**Aim**
Give back every line exactly as it appears, pictures excluded.

○ ○ ○ ○ ○ ○ ○

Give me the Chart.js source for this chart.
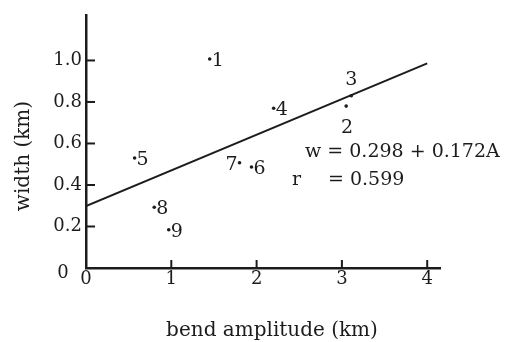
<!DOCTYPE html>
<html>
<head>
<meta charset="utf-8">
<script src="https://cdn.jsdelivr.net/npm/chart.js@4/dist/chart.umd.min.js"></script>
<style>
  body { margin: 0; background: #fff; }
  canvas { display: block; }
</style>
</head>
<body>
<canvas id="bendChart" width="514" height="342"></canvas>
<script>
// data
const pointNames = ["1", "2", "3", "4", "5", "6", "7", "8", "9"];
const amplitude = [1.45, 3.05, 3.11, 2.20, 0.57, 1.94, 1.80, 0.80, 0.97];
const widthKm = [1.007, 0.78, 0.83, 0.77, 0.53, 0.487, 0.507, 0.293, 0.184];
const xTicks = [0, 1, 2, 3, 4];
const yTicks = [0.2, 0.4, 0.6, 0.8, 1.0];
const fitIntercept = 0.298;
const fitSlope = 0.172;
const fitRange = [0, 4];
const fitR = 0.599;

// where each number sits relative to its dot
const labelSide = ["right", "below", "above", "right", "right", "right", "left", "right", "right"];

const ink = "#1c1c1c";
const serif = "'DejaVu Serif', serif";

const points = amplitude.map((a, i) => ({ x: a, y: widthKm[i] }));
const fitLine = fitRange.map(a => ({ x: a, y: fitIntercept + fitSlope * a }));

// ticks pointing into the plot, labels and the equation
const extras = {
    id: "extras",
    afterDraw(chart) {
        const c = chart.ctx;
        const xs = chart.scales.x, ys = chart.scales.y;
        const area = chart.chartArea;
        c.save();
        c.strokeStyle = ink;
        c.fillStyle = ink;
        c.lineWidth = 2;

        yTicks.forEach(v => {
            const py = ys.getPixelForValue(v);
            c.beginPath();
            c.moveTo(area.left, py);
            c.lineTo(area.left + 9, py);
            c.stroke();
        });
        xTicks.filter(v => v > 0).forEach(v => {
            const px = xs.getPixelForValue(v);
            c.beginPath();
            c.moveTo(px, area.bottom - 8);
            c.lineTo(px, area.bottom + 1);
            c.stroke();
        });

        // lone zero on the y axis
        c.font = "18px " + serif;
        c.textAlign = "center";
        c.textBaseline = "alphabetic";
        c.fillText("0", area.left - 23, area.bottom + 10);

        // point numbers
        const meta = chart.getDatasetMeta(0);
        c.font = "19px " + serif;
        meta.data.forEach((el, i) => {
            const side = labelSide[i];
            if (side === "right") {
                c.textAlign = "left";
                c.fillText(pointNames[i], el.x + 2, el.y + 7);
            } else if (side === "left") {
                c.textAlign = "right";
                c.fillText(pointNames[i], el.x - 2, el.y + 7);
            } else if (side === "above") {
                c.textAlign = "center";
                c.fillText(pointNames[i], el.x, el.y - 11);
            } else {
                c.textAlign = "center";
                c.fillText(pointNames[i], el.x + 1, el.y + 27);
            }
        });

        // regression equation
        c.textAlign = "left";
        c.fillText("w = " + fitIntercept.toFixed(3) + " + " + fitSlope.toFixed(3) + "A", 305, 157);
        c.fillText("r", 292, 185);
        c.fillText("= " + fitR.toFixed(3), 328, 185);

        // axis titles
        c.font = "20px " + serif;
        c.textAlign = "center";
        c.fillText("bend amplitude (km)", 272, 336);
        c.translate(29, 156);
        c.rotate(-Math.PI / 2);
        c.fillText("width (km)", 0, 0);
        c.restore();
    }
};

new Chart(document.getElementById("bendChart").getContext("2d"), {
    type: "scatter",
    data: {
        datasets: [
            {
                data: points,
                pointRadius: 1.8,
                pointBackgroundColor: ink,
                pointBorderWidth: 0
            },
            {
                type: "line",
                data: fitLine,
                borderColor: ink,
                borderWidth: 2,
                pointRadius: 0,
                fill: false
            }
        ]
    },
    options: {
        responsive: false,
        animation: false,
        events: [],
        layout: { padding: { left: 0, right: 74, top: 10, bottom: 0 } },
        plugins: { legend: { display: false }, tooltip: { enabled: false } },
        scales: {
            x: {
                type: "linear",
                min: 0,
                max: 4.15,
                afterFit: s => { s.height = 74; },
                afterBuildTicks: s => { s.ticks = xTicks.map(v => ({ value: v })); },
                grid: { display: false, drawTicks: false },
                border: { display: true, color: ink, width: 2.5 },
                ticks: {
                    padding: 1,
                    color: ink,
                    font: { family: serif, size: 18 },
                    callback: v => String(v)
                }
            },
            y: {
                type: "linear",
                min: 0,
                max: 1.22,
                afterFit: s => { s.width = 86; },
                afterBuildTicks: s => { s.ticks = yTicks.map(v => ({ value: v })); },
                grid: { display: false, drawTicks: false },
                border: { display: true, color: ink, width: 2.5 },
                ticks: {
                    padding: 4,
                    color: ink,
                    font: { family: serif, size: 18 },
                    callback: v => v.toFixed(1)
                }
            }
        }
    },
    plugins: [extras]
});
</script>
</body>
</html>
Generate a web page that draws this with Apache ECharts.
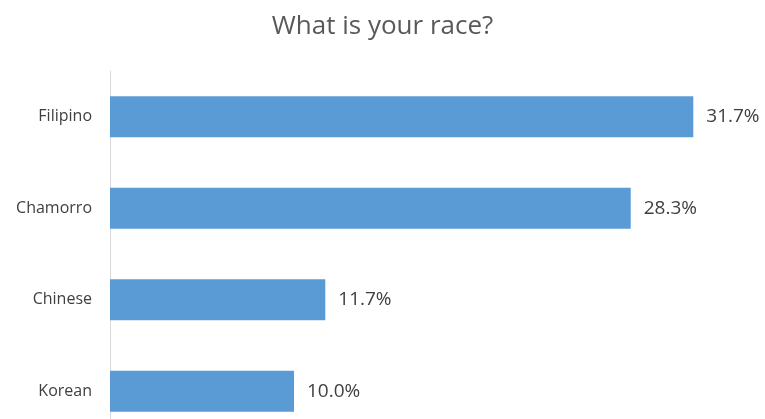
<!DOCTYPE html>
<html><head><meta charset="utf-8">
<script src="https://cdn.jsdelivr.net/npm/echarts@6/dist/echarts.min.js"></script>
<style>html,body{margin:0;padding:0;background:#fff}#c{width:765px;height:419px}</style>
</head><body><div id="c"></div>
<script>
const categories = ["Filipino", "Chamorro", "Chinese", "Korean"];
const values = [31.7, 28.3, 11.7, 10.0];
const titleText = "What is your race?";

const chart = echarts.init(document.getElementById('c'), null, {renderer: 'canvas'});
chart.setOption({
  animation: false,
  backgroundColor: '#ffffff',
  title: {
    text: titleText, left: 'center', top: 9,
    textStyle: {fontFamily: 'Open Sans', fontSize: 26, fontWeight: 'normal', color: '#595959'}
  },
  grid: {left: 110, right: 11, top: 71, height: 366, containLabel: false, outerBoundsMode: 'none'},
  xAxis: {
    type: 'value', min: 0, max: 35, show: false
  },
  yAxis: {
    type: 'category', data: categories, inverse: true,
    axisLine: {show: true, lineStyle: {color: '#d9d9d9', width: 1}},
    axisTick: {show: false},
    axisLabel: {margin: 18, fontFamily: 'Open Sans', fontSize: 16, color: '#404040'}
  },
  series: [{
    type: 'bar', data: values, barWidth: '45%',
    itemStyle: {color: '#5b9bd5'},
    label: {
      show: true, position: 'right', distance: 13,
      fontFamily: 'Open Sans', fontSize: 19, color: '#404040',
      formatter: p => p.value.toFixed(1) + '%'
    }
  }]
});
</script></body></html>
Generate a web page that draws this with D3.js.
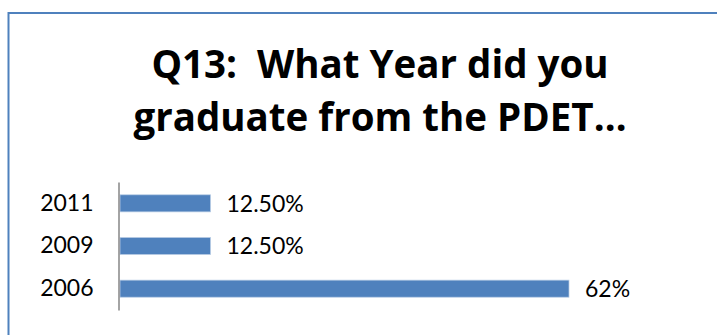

○ ○ ○ ○ ○ ○ ○

**The output**
Give me the Chart.js source for this chart.
<!DOCTYPE html>
<html>
<head>
<meta charset="utf-8">
<script src="https://cdn.jsdelivr.net/npm/chart.js@4/dist/chart.umd.min.js"></script>
<style>
  body { margin: 0; background: #fff; }
  canvas { display: block; }
</style>
</head>
<body>
<canvas id="bendChart" width="514" height="342"></canvas>
<script>
// data
const pointNames = ["1", "2", "3", "4", "5", "6", "7", "8", "9"];
const amplitude = [1.45, 3.05, 3.11, 2.20, 0.57, 1.94, 1.80, 0.80, 0.97];
const widthKm = [1.007, 0.78, 0.83, 0.77, 0.53, 0.487, 0.507, 0.293, 0.184];
const xTicks = [0, 1, 2, 3, 4];
const yTicks = [0.2, 0.4, 0.6, 0.8, 1.0];
const fitIntercept = 0.298;
const fitSlope = 0.172;
const fitRange = [0, 4];
const fitR = 0.599;

// where each number sits relative to its dot
const labelSide = ["right", "below", "above", "right", "right", "right", "left", "right", "right"];

const ink = "#1c1c1c";
const serif = "'DejaVu Serif', serif";

const points = amplitude.map((a, i) => ({ x: a, y: widthKm[i] }));
const fitLine = fitRange.map(a => ({ x: a, y: fitIntercept + fitSlope * a }));

// ticks pointing into the plot, labels and the equation
const extras = {
    id: "extras",
    afterDraw(chart) {
        const c = chart.ctx;
        const xs = chart.scales.x, ys = chart.scales.y;
        const area = chart.chartArea;
        c.save();
        c.strokeStyle = ink;
        c.fillStyle = ink;
        c.lineWidth = 2;

        yTicks.forEach(v => {
            const py = ys.getPixelForValue(v);
            c.beginPath();
            c.moveTo(area.left, py);
            c.lineTo(area.left + 9, py);
            c.stroke();
        });
        xTicks.filter(v => v > 0).forEach(v => {
            const px = xs.getPixelForValue(v);
            c.beginPath();
            c.moveTo(px, area.bottom - 8);
            c.lineTo(px, area.bottom + 1);
            c.stroke();
        });

        // lone zero on the y axis
        c.font = "18px " + serif;
        c.textAlign = "center";
        c.textBaseline = "alphabetic";
        c.fillText("0", area.left - 23, area.bottom + 10);

        // point numbers
        const meta = chart.getDatasetMeta(0);
        c.font = "19px " + serif;
        meta.data.forEach((el, i) => {
            const side = labelSide[i];
            if (side === "right") {
                c.textAlign = "left";
                c.fillText(pointNames[i], el.x + 2, el.y + 7);
            } else if (side === "left") {
                c.textAlign = "right";
                c.fillText(pointNames[i], el.x - 2, el.y + 7);
            } else if (side === "above") {
                c.textAlign = "center";
                c.fillText(pointNames[i], el.x, el.y - 11);
            } else {
                c.textAlign = "center";
                c.fillText(pointNames[i], el.x + 1, el.y + 27);
            }
        });

        // regression equation
        c.textAlign = "left";
        c.fillText("w = " + fitIntercept.toFixed(3) + " + " + fitSlope.toFixed(3) + "A", 305, 157);
        c.fillText("r", 292, 185);
        c.fillText("= " + fitR.toFixed(3), 328, 185);

        // axis titles
        c.font = "20px " + serif;
        c.textAlign = "center";
        c.fillText("bend amplitude (km)", 272, 336);
        c.translate(29, 156);
        c.rotate(-Math.PI / 2);
        c.fillText("width (km)", 0, 0);
        c.restore();
    }
};

new Chart(document.getElementById("bendChart").getContext("2d"), {
    type: "scatter",
    data: {
        datasets: [
            {
                data: points,
                pointRadius: 1.8,
                pointBackgroundColor: ink,
                pointBorderWidth: 0
            },
            {
                type: "line",
                data: fitLine,
                borderColor: ink,
                borderWidth: 2,
                pointRadius: 0,
                fill: false
            }
        ]
    },
    options: {
        responsive: false,
        animation: false,
        events: [],
        layout: { padding: { left: 0, right: 74, top: 10, bottom: 0 } },
        plugins: { legend: { display: false }, tooltip: { enabled: false } },
        scales: {
            x: {
                type: "linear",
                min: 0,
                max: 4.15,
                afterFit: s => { s.height = 74; },
                afterBuildTicks: s => { s.ticks = xTicks.map(v => ({ value: v })); },
                grid: { display: false, drawTicks: false },
                border: { display: true, color: ink, width: 2.5 },
                ticks: {
                    padding: 1,
                    color: ink,
                    font: { family: serif, size: 18 },
                    callback: v => String(v)
                }
            },
            y: {
                type: "linear",
                min: 0,
                max: 1.22,
                afterFit: s => { s.width = 86; },
                afterBuildTicks: s => { s.ticks = yTicks.map(v => ({ value: v })); },
                grid: { display: false, drawTicks: false },
                border: { display: true, color: ink, width: 2.5 },
                ticks: {
                    padding: 4,
                    color: ink,
                    font: { family: serif, size: 18 },
                    callback: v => v.toFixed(1)
                }
            }
        }
    },
    plugins: [extras]
});
</script>
</body>
</html>
Generate a web page that draws this with Apache ECharts.
<!DOCTYPE html>
<html><head><meta charset="utf-8">
<script src="https://cdn.jsdelivr.net/npm/echarts@6/dist/echarts.min.js"></script>
<style>html,body{margin:0;padding:0;background:#fff}#c{width:765px;height:419px}</style>
</head><body><div id="c"></div>
<script>
const categories = ["Filipino", "Chamorro", "Chinese", "Korean"];
const values = [31.7, 28.3, 11.7, 10.0];
const titleText = "What is your race?";

const chart = echarts.init(document.getElementById('c'), null, {renderer: 'canvas'});
chart.setOption({
  animation: false,
  backgroundColor: '#ffffff',
  title: {
    text: titleText, left: 'center', top: 9,
    textStyle: {fontFamily: 'Open Sans', fontSize: 26, fontWeight: 'normal', color: '#595959'}
  },
  grid: {left: 110, right: 11, top: 71, height: 366, containLabel: false, outerBoundsMode: 'none'},
  xAxis: {
    type: 'value', min: 0, max: 35, show: false
  },
  yAxis: {
    type: 'category', data: categories, inverse: true,
    axisLine: {show: true, lineStyle: {color: '#d9d9d9', width: 1}},
    axisTick: {show: false},
    axisLabel: {margin: 18, fontFamily: 'Open Sans', fontSize: 16, color: '#404040'}
  },
  series: [{
    type: 'bar', data: values, barWidth: '45%',
    itemStyle: {color: '#5b9bd5'},
    label: {
      show: true, position: 'right', distance: 13,
      fontFamily: 'Open Sans', fontSize: 19, color: '#404040',
      formatter: p => p.value.toFixed(1) + '%'
    }
  }]
});
</script></body></html>
Generate a web page that draws this with D3.js.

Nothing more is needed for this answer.